John Fitch drove the first practicable steamboat on the Delaware River in 1789, 20 years before Robert Fulton. In 1806, Frederic Tudor displayed Yankee maritime ingenuity by eschewing Harvard as “a place for loafers, like all colleges” and becoming an exporter of what New England had plenty of--ice.

Cruise Line Competition

The tide began turning in the 1840s, when Britain subsidized the new Cunard Line on the North Atlantic crossing. In 1847, Congress followed suit by subsidizing the building of the Bremen Line, jointly owned by Americans and the city-state of Bremen. Carrying the flag became a matter of policy and national pride. In America, shippers thus were alternately fed and starved by congressional and presidential whims.

The decline of the seagoing life was epitomized by the man Frank Braynard, curator of the U.S. Merchant Marine Academy at Kings Point, N.Y., calls “that wretch, Horace Greeley,” when Greeley advised America’s young men to go West. They did, in prairie schooners, and the nation turned its back on its maritime heritage.

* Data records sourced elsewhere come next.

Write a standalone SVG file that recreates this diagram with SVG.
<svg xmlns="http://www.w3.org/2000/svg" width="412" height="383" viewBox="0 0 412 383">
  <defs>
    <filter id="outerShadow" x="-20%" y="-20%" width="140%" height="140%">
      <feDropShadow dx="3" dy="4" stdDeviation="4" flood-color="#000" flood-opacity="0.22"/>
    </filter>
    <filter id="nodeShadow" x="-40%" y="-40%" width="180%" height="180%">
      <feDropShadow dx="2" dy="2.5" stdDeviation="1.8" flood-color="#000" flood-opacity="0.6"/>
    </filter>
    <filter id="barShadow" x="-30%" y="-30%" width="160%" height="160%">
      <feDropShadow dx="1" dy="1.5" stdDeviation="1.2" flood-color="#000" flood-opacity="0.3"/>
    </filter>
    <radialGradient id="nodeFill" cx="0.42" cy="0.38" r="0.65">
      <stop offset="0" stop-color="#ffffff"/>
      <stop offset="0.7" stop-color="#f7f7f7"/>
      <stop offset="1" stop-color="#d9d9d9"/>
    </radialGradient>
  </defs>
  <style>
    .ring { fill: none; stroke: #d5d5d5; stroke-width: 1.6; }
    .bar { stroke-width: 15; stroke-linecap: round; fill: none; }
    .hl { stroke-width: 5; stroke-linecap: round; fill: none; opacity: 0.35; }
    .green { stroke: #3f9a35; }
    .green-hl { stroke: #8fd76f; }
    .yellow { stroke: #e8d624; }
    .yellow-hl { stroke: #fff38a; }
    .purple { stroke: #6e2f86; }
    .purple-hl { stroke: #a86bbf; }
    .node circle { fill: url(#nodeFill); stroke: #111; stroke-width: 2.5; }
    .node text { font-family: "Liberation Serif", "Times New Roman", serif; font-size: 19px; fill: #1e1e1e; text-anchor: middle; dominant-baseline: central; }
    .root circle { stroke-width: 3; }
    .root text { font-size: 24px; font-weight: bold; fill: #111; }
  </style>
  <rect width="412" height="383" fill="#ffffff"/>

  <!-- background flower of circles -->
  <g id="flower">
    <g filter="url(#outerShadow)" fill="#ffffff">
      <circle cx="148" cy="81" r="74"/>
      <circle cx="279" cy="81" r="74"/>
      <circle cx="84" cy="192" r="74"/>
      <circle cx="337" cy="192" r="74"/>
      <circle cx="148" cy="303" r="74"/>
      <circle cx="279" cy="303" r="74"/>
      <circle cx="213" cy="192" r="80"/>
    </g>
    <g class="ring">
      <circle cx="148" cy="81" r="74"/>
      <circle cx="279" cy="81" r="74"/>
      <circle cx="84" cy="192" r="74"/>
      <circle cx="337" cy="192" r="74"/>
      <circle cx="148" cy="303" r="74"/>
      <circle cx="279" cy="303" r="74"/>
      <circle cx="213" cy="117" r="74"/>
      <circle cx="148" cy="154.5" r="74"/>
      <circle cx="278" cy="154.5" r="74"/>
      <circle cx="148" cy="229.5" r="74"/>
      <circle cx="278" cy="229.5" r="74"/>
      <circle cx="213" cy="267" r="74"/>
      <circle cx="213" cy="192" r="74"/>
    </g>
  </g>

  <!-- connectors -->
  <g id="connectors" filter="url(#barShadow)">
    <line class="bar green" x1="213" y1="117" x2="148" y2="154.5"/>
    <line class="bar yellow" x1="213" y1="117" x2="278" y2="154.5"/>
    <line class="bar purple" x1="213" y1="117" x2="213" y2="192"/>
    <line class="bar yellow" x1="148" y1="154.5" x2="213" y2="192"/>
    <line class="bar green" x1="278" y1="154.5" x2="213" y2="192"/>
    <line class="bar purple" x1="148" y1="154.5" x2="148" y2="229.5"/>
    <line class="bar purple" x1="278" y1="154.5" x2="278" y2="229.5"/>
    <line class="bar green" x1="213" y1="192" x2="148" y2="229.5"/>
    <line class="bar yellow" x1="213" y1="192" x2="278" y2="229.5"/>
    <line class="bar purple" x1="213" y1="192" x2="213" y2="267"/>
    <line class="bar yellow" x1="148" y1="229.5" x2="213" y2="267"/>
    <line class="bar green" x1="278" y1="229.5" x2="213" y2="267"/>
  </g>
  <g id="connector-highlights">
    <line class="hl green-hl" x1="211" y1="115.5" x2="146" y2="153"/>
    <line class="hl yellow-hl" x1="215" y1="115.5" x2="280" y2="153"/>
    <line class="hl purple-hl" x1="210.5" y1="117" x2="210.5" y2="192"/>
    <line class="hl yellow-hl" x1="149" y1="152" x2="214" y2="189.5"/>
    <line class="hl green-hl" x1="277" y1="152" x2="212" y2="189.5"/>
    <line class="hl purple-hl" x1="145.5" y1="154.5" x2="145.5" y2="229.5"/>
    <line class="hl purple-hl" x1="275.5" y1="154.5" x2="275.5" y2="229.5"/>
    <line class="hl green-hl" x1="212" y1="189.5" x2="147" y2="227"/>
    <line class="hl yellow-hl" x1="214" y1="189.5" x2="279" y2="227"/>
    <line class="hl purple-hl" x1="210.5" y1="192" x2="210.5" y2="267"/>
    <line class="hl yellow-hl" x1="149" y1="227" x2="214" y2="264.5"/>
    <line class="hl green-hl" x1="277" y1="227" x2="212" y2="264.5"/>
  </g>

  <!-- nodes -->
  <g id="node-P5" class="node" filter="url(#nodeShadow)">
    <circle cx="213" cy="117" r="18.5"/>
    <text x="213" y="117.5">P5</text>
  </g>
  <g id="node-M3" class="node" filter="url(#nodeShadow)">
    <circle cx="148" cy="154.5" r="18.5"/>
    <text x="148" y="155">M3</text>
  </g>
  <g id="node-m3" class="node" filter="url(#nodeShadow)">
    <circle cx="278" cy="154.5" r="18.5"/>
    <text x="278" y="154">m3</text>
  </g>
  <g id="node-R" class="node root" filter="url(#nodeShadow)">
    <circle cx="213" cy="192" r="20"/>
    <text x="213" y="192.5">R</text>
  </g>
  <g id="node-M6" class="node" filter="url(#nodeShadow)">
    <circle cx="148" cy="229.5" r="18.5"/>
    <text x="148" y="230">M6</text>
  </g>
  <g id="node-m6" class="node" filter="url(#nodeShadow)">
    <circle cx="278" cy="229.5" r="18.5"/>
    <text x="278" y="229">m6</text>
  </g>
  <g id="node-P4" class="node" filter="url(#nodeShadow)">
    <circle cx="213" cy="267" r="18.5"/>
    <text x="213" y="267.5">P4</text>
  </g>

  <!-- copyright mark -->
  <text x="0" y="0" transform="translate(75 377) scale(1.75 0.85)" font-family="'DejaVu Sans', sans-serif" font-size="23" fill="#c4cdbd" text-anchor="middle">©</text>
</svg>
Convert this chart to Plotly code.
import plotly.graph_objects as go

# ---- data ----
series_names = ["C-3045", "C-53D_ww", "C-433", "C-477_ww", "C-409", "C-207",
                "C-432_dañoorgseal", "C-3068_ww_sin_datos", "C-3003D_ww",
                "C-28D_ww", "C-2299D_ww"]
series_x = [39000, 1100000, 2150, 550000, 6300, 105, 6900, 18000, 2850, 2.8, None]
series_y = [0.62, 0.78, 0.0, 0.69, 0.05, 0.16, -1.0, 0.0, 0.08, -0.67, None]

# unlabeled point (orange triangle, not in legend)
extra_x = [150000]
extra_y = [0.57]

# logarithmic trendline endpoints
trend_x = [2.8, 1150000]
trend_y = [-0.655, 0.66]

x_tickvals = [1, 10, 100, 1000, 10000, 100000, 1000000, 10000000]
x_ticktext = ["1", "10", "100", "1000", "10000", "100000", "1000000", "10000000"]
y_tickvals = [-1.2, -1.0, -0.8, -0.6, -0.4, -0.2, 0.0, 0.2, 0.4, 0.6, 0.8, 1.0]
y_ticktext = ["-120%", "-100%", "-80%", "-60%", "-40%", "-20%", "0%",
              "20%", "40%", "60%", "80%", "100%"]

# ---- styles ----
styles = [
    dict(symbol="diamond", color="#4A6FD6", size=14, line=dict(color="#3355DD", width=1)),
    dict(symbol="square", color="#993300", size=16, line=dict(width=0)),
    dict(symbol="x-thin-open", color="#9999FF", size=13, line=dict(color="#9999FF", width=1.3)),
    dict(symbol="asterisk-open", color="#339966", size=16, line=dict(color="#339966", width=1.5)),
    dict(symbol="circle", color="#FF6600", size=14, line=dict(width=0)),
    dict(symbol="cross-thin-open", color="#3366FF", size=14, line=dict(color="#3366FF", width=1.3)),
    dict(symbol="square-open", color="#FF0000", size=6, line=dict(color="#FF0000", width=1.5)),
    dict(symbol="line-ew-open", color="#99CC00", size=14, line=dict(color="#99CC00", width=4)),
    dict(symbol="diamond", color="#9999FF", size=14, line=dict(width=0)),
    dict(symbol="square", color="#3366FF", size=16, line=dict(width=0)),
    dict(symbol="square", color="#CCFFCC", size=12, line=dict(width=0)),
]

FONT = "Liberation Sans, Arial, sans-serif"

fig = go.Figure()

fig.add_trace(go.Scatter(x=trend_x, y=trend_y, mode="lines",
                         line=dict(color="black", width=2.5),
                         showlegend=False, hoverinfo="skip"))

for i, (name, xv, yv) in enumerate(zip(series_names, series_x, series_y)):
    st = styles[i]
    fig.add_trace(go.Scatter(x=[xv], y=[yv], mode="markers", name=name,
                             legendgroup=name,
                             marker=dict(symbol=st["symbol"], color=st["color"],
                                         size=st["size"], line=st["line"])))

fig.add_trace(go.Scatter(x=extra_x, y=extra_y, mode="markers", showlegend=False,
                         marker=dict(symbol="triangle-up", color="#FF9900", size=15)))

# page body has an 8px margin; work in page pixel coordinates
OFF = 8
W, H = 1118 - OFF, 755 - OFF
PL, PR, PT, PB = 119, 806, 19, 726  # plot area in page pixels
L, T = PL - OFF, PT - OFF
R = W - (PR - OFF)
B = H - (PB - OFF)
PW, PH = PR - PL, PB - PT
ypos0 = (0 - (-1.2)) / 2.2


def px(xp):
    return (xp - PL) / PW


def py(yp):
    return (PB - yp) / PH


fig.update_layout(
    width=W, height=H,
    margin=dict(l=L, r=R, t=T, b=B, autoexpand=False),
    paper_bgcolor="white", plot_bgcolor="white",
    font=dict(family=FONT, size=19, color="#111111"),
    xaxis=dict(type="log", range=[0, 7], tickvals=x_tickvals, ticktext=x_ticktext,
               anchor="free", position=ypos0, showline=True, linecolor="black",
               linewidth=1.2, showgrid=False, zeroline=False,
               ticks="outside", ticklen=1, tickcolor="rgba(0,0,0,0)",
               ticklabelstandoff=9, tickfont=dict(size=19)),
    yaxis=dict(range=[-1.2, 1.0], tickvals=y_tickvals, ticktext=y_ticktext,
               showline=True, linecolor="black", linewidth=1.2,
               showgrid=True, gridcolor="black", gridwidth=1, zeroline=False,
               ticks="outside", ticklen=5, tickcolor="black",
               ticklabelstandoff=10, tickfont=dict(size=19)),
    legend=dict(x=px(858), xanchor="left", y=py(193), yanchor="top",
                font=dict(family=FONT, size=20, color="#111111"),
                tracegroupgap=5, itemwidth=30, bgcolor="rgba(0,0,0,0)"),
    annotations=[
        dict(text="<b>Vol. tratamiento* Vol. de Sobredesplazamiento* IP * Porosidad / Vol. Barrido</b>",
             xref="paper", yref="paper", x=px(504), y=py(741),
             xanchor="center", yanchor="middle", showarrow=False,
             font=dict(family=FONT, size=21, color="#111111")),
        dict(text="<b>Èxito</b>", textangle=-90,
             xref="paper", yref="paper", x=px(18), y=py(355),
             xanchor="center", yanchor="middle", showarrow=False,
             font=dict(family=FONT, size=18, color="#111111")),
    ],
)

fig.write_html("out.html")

“The seaman changed from the town hero to the local drifter,” Braynard, a steam-fired advocate of a return to maritime greatness, said. “The need for labor in the United States was so great (that) any loose men were drawn to jobs in the heartland.” Never again would an increasingly rich America be able to compete with the low wages paid to foreign merchantmen. The glory days were largely over.